Yesterday morning, with coffee, surveyed the forest, stretching back and upward along the slope of the mountain. I studied one tree in particular, a Ponderosa Pine, one of several I have sized-up countless times. It goes up around 75 feet; 14 inches in diameter. I have known that the tree needs to come down, but its a beautiful tree, or a handsome tree, one or another. It is a large tree for my eyes; stands like a bull in a china shop. East, ten feet away, is the roof. North, fifty feet, is a power line. South, twenty feet, runs the phone line. That leaves west. And even then, the phone line on the south and the power line on the north converge, at an angle, at the pole (west).
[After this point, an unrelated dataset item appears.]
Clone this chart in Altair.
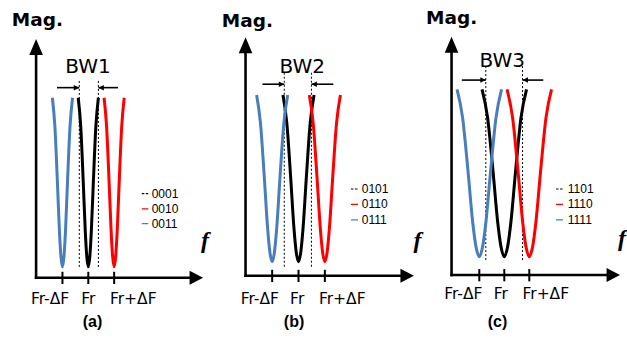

I will cut this Ponderosa Pine six feet above the ground and it will miss the lines that come together at the pole, in theory. I will use three guide ropes. One is a tow chain. The guide ropes will pull the tree downward, into the four-foot space between two aspens, in theory. After I tie off the guide ropes, I go inside and sip some coffee, tempted to stop this insanity. I consider this venture risky for an inexperienced woodsman. I drink more coffee, review, reassess, and consider these factors:
- A professional tree service? Too expensive;
- The tree is too close to the house, and must come down;
- I want to get this done, as painful and as intimidating this may be;
- I have everything covered, as long as I cut the tree down correctly;
- Finally, I am a wilderman, and wildermen all over the world are depending on me to go for it (sounds a bit grandiose).
There is another slight complication: my chainsaw it not running well, and I cannot depend on it until I get a tune-up and a new chainsaw blade. Therefore, I will be using my axe and my wedges.
After the fastidious, slow, axe-work, front and back, it is time to go to the ropes. I begin pulling with a slow, rhythmic, technique, increasing the force, the ponderosa pine swaying further and further, until I hear the first “CRACK!”. My heart is beating a bit faster, and I wonder if I am about to die. When the tree snaps, there will be less than five seconds before the tree slams against the ground. I will run at the right time, in the right direction, to the right place, without tripping. The tree is swaying with more intensity now. I listen as I continue to pull the tree, and .
“CRACK!” . . .
An ominous sound it is. The tree is coming for me. I sprint northwest, twenty feet, crouch behind two Ponderosa, and watch the mammoth tree, seemingly in slow motion, collide with the earth. Dirt and needles and branches are flying. The sound is powerful.
I come to the conclusion that, amidst my thankfulness that there has been no property damage nor injuries, I will seek the assistance of some other seasoned wildermen woodsmen if I have another tree experience so challenging. I go back inside and I make some fresh coffee. And I will use three guide ropes.